Is there a mis-print on the deacon stats in Rochester? 132 in 2001 to 5 in 2004? Then back up to 136 in 2006?
Interesting that Lincoln only has 3 permanent deacons versus Rochester’s 125+.
Good catch, BigE! I just checked my copy of the OCD and DOR had 134 Permanent Deacons in 2004.
AFAIK, OCD data is not available from the publisher in electronic format, meaning that anyone building a database like this needs to sit at a keyboard and transcribe the data by hand – a process that almost certainly guarantees errors will creep in.
Re Deacons: Lincoln does not have a permanent diaconate program, but I’ve never seen an explanation why this is so. (FWIW, DOL also has zero lay people running parishes.) Perhaps Bishop Bruskewitz (appointed in 1992) and his predecessor, Bishop Flavin (1967 – 1992), believe the diocese has enough priests to handle things.
I wouldn’t be surprised to learn that the few PD’s Lincoln does have moved there from other dioceses.
@ Mike
From a number of blogs I’ve read it sounds like the Bishop there doesn’t endorse Permanent Deacons because:
1) He feels they have enough priests and thus don’t need any permanent deacons.

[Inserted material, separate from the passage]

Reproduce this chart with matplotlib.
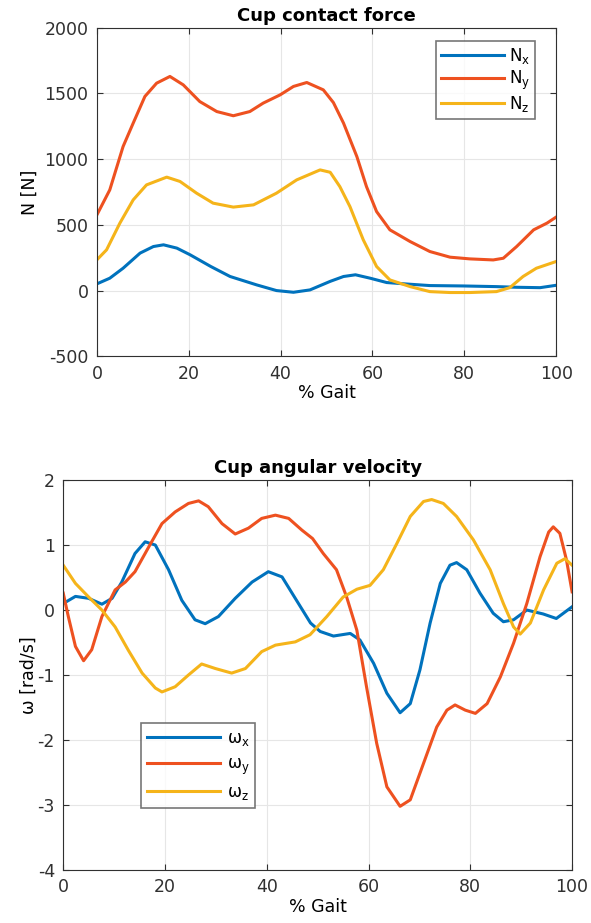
import numpy as np
import matplotlib.pyplot as plt

plt.rcParams['font.family'] = ['DejaVu Sans']
plt.rcParams['axes.unicode_minus'] = False
plt.rcParams['lines.solid_joinstyle'] = 'round'

BLUE = '#0072BD'
RED = '#EE5120'
YELLOW = '#F5B41A'

# Cup contact force (N) vs % gait
gait_nx = [0, 2.8, 5.7, 9.4, 12.3, 14.5, 17.4, 20.3, 24.8, 29.0, 34.8, 39.1, 42.8, 46.4,
           50.8, 53.7, 56.3, 59.5, 63.1, 68.2, 72.5, 79.8, 87.0, 91.4, 96.5, 100]
nx = [51, 94, 170, 285, 335, 348, 323, 272, 183, 107, 43, 0, -13, 5,
      70, 107, 120, 94, 61, 48, 38, 35, 30, 25, 22, 40]

gait_ny = [0, 2.8, 5.7, 7.9, 10.45, 13.0, 15.9, 18.8, 22.4, 26.1, 29.7, 33.3, 36.2, 39.9,
           42.8, 45.7, 49.3, 51.5, 53.7, 56.6, 58.7, 60.9, 63.8, 68.2, 72.5, 76.9, 81.2,
           86.3, 88.5, 91.4, 95.1, 98.0, 100]
ny = [576, 766, 1096, 1274, 1477, 1578, 1629, 1565, 1438, 1362, 1330, 1362, 1426, 1489,
      1553, 1583, 1527, 1430, 1274, 1020, 791, 601, 462, 373, 297, 254, 241,
      233, 246, 335, 462, 513, 559]

gait_nz = [0, 2.1, 5.0, 7.9, 10.8, 15.2, 18.1, 21.7, 25.3, 29.7, 34.1, 39.1, 43.5, 48.6,
           50.8, 52.9, 55.1, 58.0, 60.9, 63.8, 68.2, 72.5, 76.9, 81.2, 87.0, 89.9, 92.8,
           95.7, 100]
nz = [234, 310, 513, 690, 804, 863, 830, 741, 665, 635, 652, 741, 842, 918,
      900, 791, 639, 386, 183, 81, 30, -8, -15, -15, -8, 22, 107,
      170, 221]

# Cup angular velocity (rad/s) vs % gait
gait_wx = [0, 2.4, 5.0, 7.6, 9.6, 11.5, 14.1, 16.1, 18.1, 20.7, 23.3, 25.9, 27.9, 30.5,
           33.8, 37.1, 40.3, 43.0, 45.6, 48.6, 50.5, 53.1, 56.4, 58.3, 61.0, 63.6, 66.2,
           68.2, 70.1, 72.1, 74.1, 76.0, 77.3, 79.3, 81.9, 84.5, 86.5, 88.5, 91.1, 94.3,
           96.9, 100]
wx = [0.10, 0.21, 0.18, 0.09, 0.18, 0.43, 0.87, 1.05, 1.0, 0.62, 0.15, -0.15, -0.21, -0.10,
      0.18, 0.43, 0.59, 0.51, 0.18, -0.2, -0.33, -0.40, -0.36, -0.46, -0.82, -1.28, -1.58,
      -1.44, -0.92, -0.2, 0.41, 0.69, 0.73, 0.62, 0.26, -0.05, -0.18, -0.15, 0.0, -0.06,
      -0.13, 0.05]

gait_wy = [0, 1.0, 2.4, 4.0, 5.6, 7.6, 10.2, 12.2, 14.1, 16.8, 19.4, 22.0, 24.6, 26.6,
           28.5, 31.2, 33.8, 36.4, 39.0, 41.7, 44.3, 46.9, 49.0, 51.1, 53.7, 55.7, 57.7,
           59.6, 61.6, 63.6, 66.2, 68.2, 70.8, 73.4, 75.4, 77.0, 79.0, 81.0, 83.3, 85.9,
           88.5, 91.1, 93.7, 95.4, 96.3, 97.6, 98.9, 100]
wy = [0.26, -0.10, -0.56, -0.78, -0.61, -0.10, 0.31, 0.43, 0.59, 0.97, 1.33, 1.51, 1.64, 1.68,
      1.59, 1.33, 1.17, 1.26, 1.41, 1.46, 1.41, 1.23, 1.1, 0.87, 0.62, 0.2, -0.31,
      -1.18, -2.05, -2.72, -3.02, -2.92, -2.36, -1.80, -1.54, -1.46, -1.54, -1.59, -1.44, -1.03,
      -0.51, 0.10, 0.82, 1.2, 1.28, 1.18, 0.77, 0.28]

gait_wz = [0, 2.4, 5.0, 7.6, 10.2, 12.8, 15.5, 18.1, 19.4, 22.0, 24.6, 27.2, 29.9, 33.1,
           35.8, 39.0, 41.7, 45.6, 48.5, 51.8, 55.0, 57.7, 60.3, 62.9, 65.6, 68.2, 70.8,
           72.4, 74.7, 77.3, 80.6, 83.9, 86.5, 88.5, 89.8, 91.8, 94.4, 97.0, 98.6, 100]
wz = [0.69, 0.41, 0.2, 0.0, -0.26, -0.62, -0.97, -1.2, -1.26, -1.18, -1.0, -0.83, -0.90, -0.97,
      -0.90, -0.64, -0.54, -0.49, -0.38, -0.10, 0.2, 0.32, 0.38, 0.62, 1.03, 1.44, 1.67,
      1.70, 1.64, 1.44, 1.08, 0.62, 0.1, -0.26, -0.37, -0.2, 0.31, 0.72, 0.79, 0.69]


def style(ax):
    ax.grid(True, color='#e6e6e6', linewidth=0.8)
    ax.set_axisbelow(True)
    ax.tick_params(direction='in', top=True, right=True, labelsize=12.5,
                   colors='#303030', length=4, pad=6)
    for s in ax.spines.values():
        s.set_color('#303030')
        s.set_linewidth(0.8)


fig = plt.figure(figsize=(5.91, 9.23), dpi=100)

ax1 = fig.add_axes([0.164, 0.614, 0.777, 0.356])
ax1.plot(gait_nx, nx, color=BLUE, lw=2.2, label='N$_\\mathregular{x}$')
ax1.plot(gait_ny, ny, color=RED, lw=2.2, label='N$_\\mathregular{y}$')
ax1.plot(gait_nz, nz, color=YELLOW, lw=2.2, label='N$_\\mathregular{z}$')
ax1.set_xlim(0, 100)
ax1.set_ylim(-500, 2000)
ax1.set_xticks(np.arange(0, 101, 20))
ax1.set_yticks(np.arange(-500, 2001, 500))
ax1.set_xlabel('% Gait', fontsize=12.5, labelpad=1)
ax1.set_ylabel('N [N]', fontsize=12.5, labelpad=4)
ax1.set_title('Cup contact force', fontsize=13, fontweight='bold', pad=5)
style(ax1)
leg1 = ax1.legend(loc='upper right', bbox_to_anchor=(0.954, 0.96), fontsize=12,
                  fancybox=False, edgecolor='#555555', handlelength=3.8,
                  borderpad=0.3, labelspacing=0.15, handletextpad=0.3,
                  borderaxespad=0)
leg1.get_frame().set_linewidth(1.2)

ax2 = fig.add_axes([0.107, 0.0574, 0.861, 0.4225])
ax2.plot(gait_wx, wx, color=BLUE, lw=2.2, label='ω$_\\mathregular{x}$')
ax2.plot(gait_wy, wy, color=RED, lw=2.2, label='ω$_\\mathregular{y}$')
ax2.plot(gait_wz, wz, color=YELLOW, lw=2.2, label='ω$_\\mathregular{z}$')
ax2.set_xlim(0, 100)
ax2.set_ylim(-4, 2)
ax2.set_xticks(np.arange(0, 101, 20))
ax2.set_yticks(np.arange(-4, 3, 1))
ax2.set_xlabel('% Gait', fontsize=12.5, labelpad=1)
ax2.set_ylabel('ω [rad/s]', fontsize=12.5, labelpad=0)
ax2.set_title('Cup angular velocity', fontsize=13, fontweight='bold', pad=5)
style(ax2)
leg2 = ax2.legend(loc='lower left', bbox_to_anchor=(0.153, 0.159), fontsize=12,
                  fancybox=False, edgecolor='#555555', handlelength=4.4,
                  borderpad=0.35, labelspacing=0.4, handletextpad=0.4,
                  borderaxespad=0)
leg2.get_frame().set_linewidth(1.2)

fig.savefig('out.png', dpi=100, facecolor='white')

2) That having Permanent Deacons hurts the call to the Priesthood
A bit of a mis-guided understanding oround the theology of the Permanent Diaconate.
Here’s an interesting discussion: http://blog.beliefnet.com/deaconsbench/2008/10/The-leadership-of-our-diocese-is-not-supportive-of-the-permanent-diaconate.html
I actually am with Bp. Bruskewitz on this one. I’m not a huge fan of the permanent diaconate. The US has some absurdly high percentage of the world’s permanent deacons, which should tell us something.